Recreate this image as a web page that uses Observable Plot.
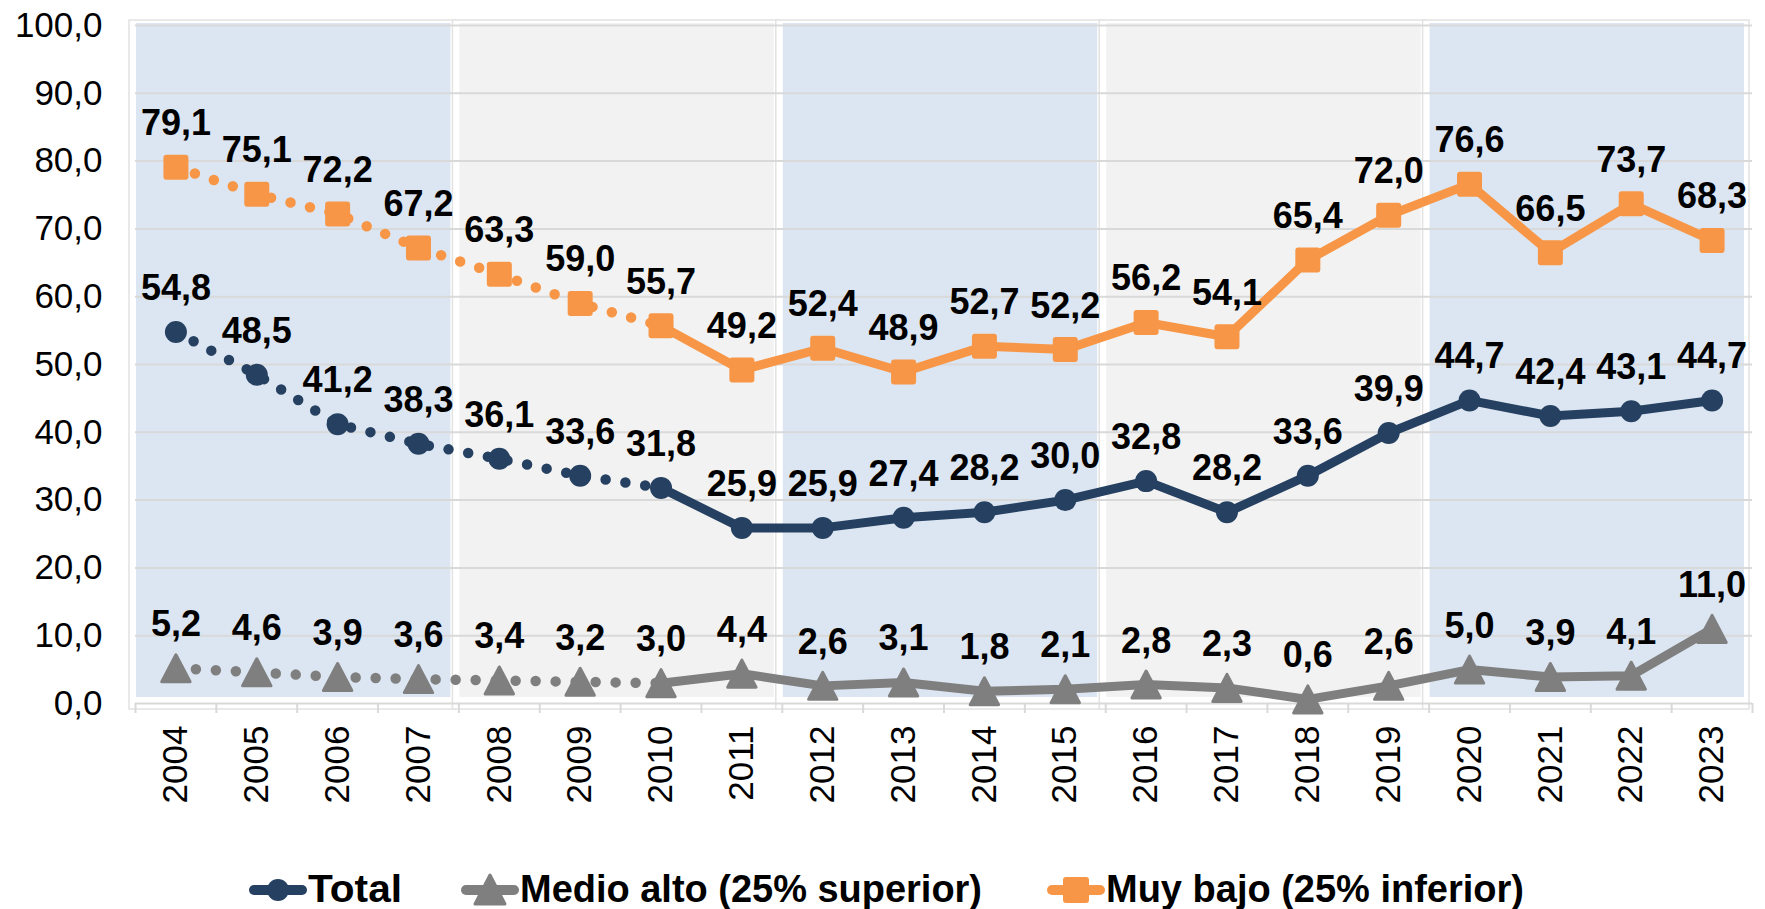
...
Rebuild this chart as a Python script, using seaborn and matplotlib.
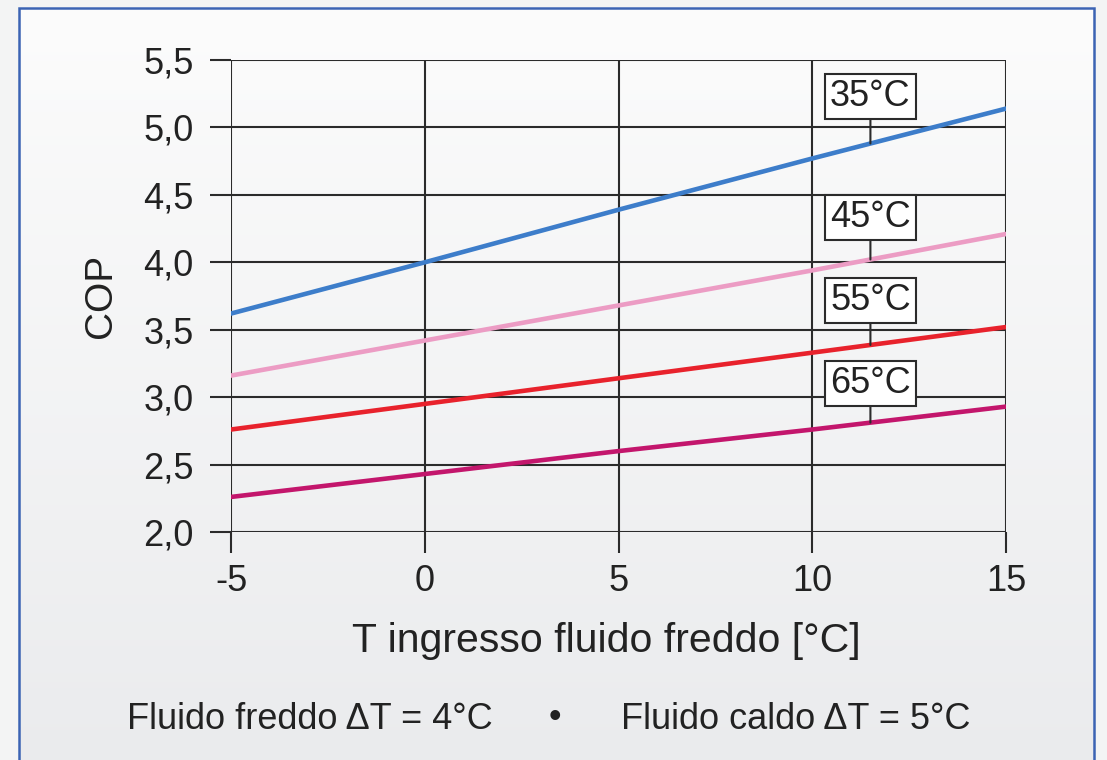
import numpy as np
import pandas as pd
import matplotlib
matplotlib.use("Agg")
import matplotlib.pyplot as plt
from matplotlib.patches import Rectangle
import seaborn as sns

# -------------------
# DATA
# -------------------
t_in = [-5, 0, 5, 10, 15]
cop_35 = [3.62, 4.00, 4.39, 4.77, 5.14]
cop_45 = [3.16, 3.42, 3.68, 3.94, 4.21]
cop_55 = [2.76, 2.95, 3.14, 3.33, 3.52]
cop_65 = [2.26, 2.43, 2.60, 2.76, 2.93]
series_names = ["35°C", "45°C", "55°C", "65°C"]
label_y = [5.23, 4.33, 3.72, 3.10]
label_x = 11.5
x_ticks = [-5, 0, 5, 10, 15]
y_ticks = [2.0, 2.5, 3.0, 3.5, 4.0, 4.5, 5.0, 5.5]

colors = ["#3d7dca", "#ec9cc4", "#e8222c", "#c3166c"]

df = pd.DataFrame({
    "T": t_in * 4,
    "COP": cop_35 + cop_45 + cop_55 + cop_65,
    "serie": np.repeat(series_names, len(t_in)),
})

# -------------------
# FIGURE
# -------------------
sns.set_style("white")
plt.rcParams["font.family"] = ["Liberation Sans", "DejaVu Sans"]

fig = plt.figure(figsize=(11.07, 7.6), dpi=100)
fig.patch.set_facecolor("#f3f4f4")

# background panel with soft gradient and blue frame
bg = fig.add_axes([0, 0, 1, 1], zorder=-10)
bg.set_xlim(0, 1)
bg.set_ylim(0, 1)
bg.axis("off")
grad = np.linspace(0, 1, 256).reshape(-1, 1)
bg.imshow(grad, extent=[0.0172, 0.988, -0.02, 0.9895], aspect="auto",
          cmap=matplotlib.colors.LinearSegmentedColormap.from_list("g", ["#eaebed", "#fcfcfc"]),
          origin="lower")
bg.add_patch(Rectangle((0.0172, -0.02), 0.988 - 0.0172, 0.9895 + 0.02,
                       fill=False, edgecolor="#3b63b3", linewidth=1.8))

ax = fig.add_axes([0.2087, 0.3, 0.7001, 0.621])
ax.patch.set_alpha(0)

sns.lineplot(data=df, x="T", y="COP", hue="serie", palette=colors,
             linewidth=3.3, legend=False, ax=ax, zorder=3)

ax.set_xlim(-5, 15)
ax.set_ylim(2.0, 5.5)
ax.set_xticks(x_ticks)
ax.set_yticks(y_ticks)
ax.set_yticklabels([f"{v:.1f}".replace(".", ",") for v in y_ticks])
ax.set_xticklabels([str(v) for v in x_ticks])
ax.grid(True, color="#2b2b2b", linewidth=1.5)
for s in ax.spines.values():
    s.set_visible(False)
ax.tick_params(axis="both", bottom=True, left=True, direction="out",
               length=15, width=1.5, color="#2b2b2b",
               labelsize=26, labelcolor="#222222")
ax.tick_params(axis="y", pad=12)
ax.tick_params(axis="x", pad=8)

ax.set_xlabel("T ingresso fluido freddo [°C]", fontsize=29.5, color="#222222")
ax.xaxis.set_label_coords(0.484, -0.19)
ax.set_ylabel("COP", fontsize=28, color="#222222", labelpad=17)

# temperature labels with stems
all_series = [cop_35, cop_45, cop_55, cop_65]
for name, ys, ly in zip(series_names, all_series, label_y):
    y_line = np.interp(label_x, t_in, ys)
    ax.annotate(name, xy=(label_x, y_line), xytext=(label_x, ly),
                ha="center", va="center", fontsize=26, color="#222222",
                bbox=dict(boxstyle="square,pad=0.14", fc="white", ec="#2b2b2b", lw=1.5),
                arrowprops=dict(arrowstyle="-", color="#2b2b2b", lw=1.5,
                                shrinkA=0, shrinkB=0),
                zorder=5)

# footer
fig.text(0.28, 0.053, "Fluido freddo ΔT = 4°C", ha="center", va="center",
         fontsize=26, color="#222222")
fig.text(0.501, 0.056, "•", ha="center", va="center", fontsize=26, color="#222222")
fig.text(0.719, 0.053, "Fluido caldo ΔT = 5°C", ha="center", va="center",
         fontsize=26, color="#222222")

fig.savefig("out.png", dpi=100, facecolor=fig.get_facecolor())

Stated problem — State the count of lines in the data holding the word "seaborn", adding nothing to it.

Result for this exercise — 2